Se ha hablado mucho de si Internet y las descargas favorecen o perjudican al creador. En realidad, el creador no le importa a nadie... excepto al creador. El empresario quiere mantener su modelo de negocio y que éste vuelva a ser rentable; el consumidor (la Humanidad al completo, vaya) que le ofrezcan contenidos de calidad del modo más sencillo y barato posible. Mientras las balas silban, el autor tiene dos opciones: resignarse a ver qué pasa y seguir trabajando como si no fuera con él la cosa, o luchar en uno de los dos bandos. Si apoya a “los de la ley” porque piensa que así mantendrá sus ingresos y su estatus, se enfrentará a su público y a la mucha o poca popularidad que haya recogido durante su trayectoria le saldrá un prefijo im delante que no le beneficiará en nada. Si apoya a los de la máscara para contar con el respaldo de la mayoría, puede que le funcione, pero quizás esté recibiendo la peor de las traiciones: la que uno se inflige a sí mismo.

Si ha llegado hasta aquí, imagino que querrá saber si este es un artículo en contra o a favor de la ley Sinde (vamos, reconózcalo, no pasa nada). Pues siento decepcionarle, porque nadie me ha pedido mi opinión. Ni siquiera sé si la tengo, pero el ambiente que se vive en la calle y en la red (que es como la calle, pero mucho más activa) invita a la reflexión; así que me he obligado a pensar en ello brevemente y al final he optado por la prudencia en vez de por la defensa apasionada de algo que aún no sé qué es. Les cuento: sé que la red se ha convertido en el establecimiento de contenidos más grande del mundo, y que millones de personas recurren a él para conseguir música, cine y lectura. Yo no. A mí (y subrayo el “a mí”) no me importa que cierren una página desde la cual uno se puede bajar series de televisión, películas o la discografía completa de John Lee Hooker. A mí me importó que cerraran Madrid Rock y las tiendas de discos de la calle Tres Cruces, pero reconozco que esa es una cuestión de costumbres y sensibilidades.
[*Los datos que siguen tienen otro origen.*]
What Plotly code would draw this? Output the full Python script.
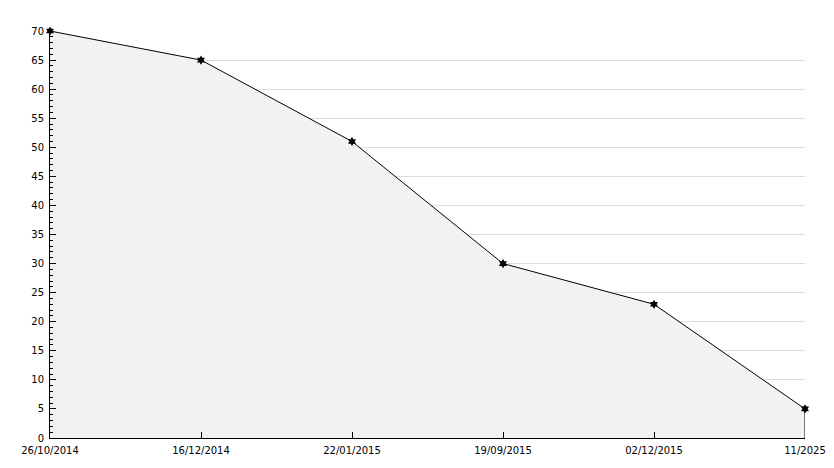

Por otro lado, llevo cinco años poniéndome y quitándome la máscara de novelista. Pero también la de guionista, la de contertulio, la de articulista, la de tutor de taller literario y otras que me reservo para mí. Todas ellas me permiten vivir haciendo lo que me gusta; a veces con más holgura, otras con apreturas, como todo hijo de vecino en estos tiempos que corren (y nos corren a gorrazos). Con esto quiero decir que no vivo de escribir y publicar novelas (¿quién lo hace?), y por tanto no pertenezco al sufrido grupo de autores que temen perderlo todo por culpa de la libre circulación de sus obras por la red. Las mías están, y me sorprende. Es más: hasta me hace ilusión. Principalmente porque algunas no están en las tiendas, y soy de los que piensan que es mejor que te lean a que no te lean.

No quiero engañarme ni engañar a nadie. Para ganarme la vida, ya tengo las otras máscaras. Si es la de payaso triste o la de payaso tonto, dependerá de la ocasión.